Segments of the Republican Party have addressed the issue selectively, using it rhetorically without consistent moral clarity or sustained policy enforcement.
Ignoring patterns, historical or contemporary, in the name of what has become diversity theatre is not compassion. It is negligence.
The result is a vacuum where hatred flourishes and victims are told, implicitly or explicitly, to endure it quietly.
A Line Must Be Drawn
A free society cannot survive if it:
Treats antisemitism as conditional
Ignores Christian persecution because it occurs “elsewhere”
Excuses religious violence when it is politically inconvenient
Confuses moral clarity with bigotry
Defending religious freedom is not a partisan act. It is a civilizational obligation.

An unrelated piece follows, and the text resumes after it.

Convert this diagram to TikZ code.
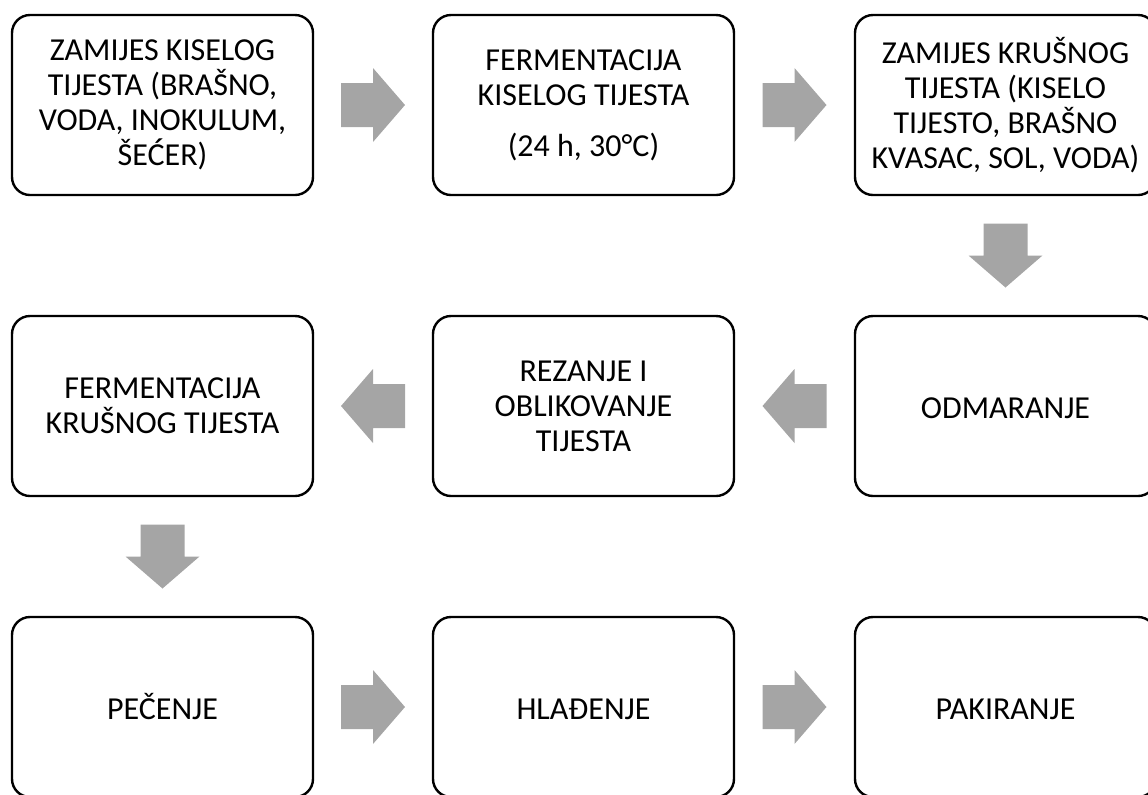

Governments must enforce laws against incitement and violence without apology. Institutions must stop sanitizing hate with euphemisms. Political leaders must name extremist ideology — not communities — as the enemy it is.
The Choice
The question before the West is not whether it values diversity, tolerance, or inclusion. The question is whether it still possesses the courage to defend them.
History will not judge us by our slogans, but by whether we were willing to confront hatred when it wore a fashionable mask.
Silence is no longer an option. The line has already been crossed.
The only question left is whether democracies are willing to draw one of their own.